▸ Entries supplied
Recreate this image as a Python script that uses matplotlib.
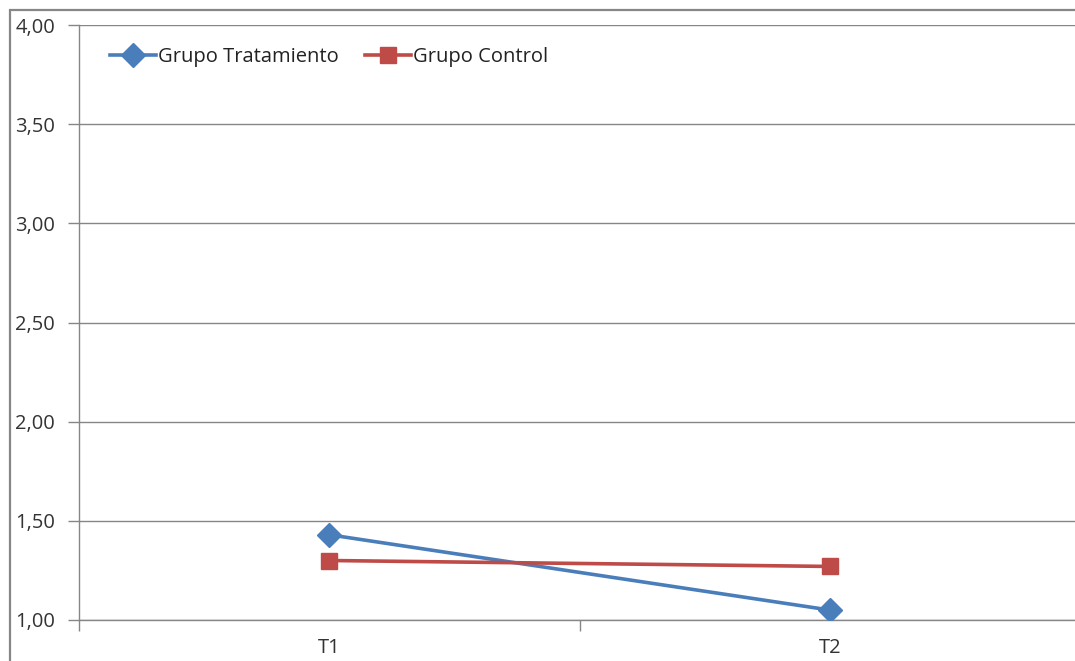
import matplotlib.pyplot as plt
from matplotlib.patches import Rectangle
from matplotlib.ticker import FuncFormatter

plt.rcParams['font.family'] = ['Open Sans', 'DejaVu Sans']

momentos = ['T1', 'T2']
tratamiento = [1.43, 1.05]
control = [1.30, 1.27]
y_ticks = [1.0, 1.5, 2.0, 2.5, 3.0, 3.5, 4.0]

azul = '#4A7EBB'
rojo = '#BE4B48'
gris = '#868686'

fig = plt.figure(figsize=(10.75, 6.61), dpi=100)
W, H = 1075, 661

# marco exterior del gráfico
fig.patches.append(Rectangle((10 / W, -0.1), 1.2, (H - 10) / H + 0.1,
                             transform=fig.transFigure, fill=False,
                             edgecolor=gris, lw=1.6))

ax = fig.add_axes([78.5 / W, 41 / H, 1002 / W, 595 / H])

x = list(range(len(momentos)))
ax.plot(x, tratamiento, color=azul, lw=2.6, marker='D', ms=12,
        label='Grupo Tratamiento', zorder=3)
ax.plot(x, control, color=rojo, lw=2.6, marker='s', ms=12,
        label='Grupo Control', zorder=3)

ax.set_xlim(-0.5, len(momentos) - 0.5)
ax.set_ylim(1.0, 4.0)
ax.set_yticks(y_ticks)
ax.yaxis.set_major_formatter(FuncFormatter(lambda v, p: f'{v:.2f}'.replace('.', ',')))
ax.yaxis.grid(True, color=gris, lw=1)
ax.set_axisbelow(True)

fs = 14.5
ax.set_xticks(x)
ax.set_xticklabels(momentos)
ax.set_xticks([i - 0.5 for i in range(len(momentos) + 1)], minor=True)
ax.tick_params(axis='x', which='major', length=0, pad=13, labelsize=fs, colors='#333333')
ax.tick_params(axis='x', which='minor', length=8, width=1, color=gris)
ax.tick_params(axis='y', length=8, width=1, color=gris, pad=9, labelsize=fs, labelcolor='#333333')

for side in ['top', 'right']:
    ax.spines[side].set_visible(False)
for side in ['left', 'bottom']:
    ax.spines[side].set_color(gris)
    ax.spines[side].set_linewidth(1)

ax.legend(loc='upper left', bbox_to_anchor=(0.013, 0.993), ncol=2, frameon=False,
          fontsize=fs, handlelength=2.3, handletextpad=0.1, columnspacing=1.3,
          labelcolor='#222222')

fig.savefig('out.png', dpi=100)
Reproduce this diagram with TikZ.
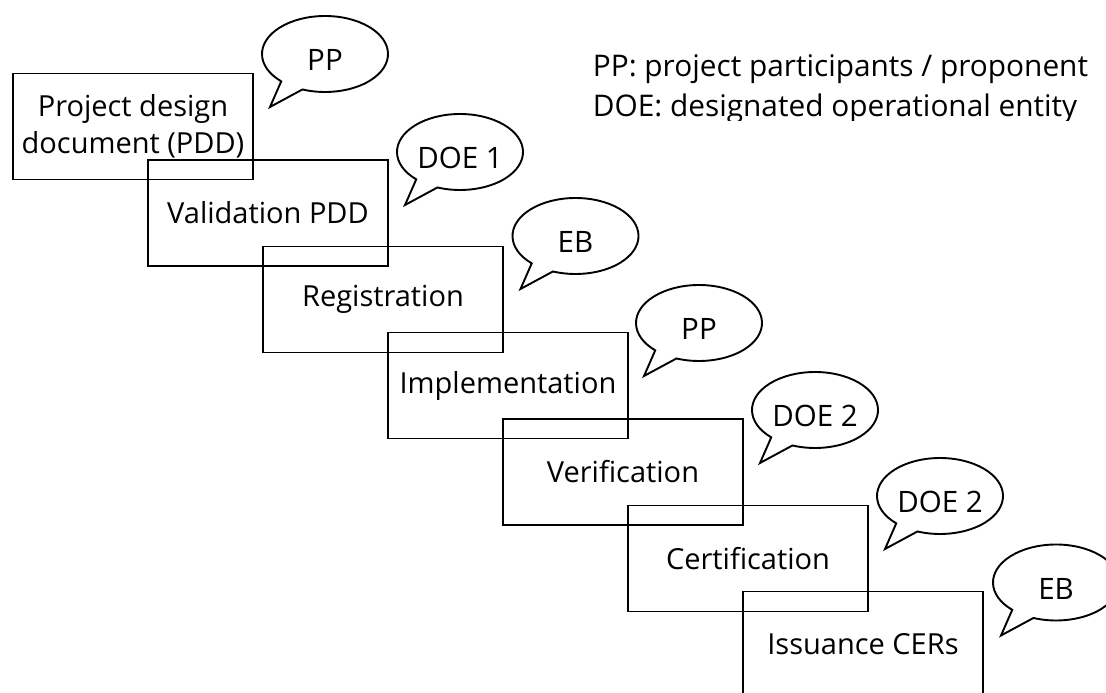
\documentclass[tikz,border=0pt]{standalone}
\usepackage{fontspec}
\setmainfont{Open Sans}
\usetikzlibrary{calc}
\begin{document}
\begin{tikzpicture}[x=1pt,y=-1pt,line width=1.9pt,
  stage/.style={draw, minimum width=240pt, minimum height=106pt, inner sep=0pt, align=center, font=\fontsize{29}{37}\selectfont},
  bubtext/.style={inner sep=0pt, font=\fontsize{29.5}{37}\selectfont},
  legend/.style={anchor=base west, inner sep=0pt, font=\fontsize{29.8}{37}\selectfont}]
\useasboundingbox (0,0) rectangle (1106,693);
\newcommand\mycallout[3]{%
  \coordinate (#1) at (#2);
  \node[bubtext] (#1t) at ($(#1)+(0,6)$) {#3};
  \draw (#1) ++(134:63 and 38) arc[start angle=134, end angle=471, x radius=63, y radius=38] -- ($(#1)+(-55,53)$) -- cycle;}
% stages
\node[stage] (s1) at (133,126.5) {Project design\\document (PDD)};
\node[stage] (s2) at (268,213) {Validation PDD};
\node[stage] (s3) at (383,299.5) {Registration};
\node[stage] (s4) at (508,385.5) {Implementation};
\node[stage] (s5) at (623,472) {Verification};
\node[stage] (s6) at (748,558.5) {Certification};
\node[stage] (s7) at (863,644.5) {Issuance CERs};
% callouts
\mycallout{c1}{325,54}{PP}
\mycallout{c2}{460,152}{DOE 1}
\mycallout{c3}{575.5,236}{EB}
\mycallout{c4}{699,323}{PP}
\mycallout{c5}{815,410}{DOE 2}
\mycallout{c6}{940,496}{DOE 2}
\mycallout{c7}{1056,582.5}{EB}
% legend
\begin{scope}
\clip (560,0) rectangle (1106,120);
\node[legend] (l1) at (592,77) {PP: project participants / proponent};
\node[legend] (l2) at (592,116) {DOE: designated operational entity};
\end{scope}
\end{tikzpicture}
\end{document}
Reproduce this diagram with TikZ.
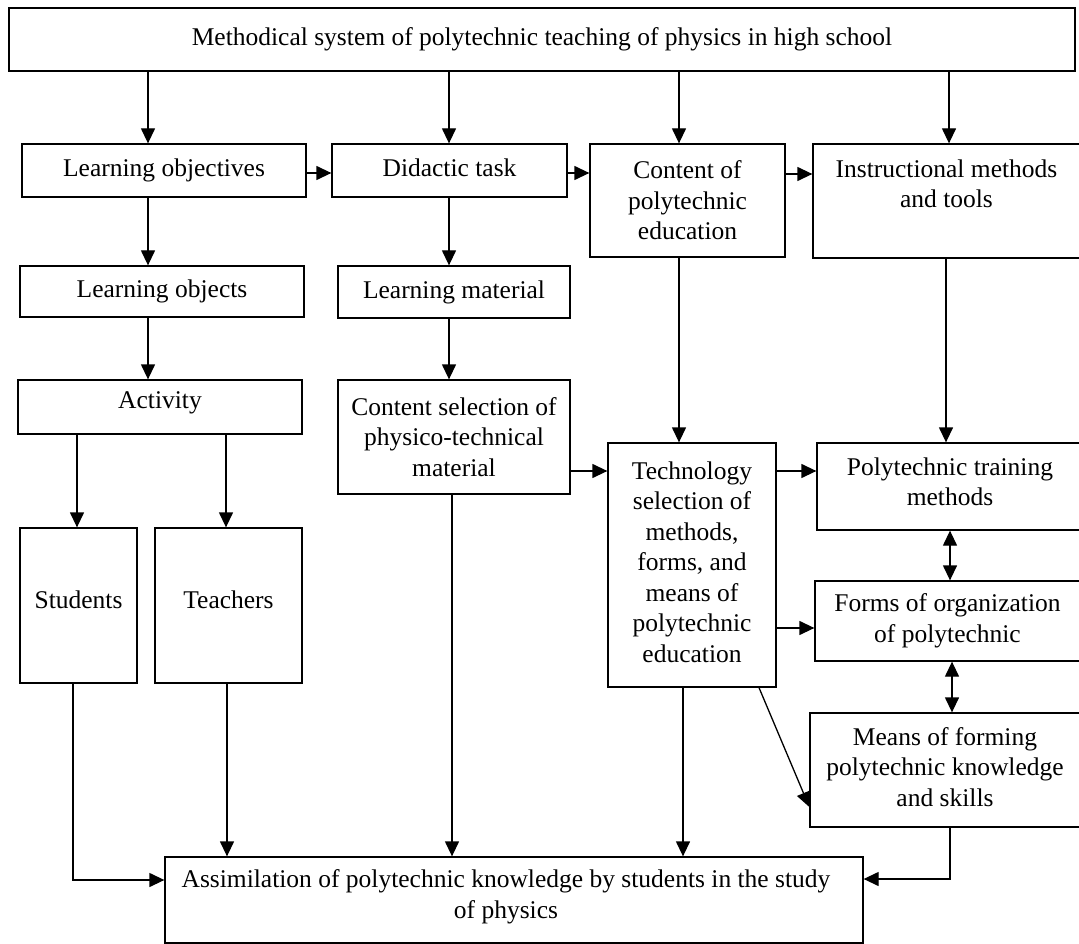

▸ Work instructions
In the entries above, find every line with the word "matplotlib" and list it.

▸ Expected answer
Recreate this image as a Python script that uses matplotlib.
import matplotlib.pyplot as plt
from matplotlib.patches import Rectangle
from matplotlib.ticker import FuncFormatter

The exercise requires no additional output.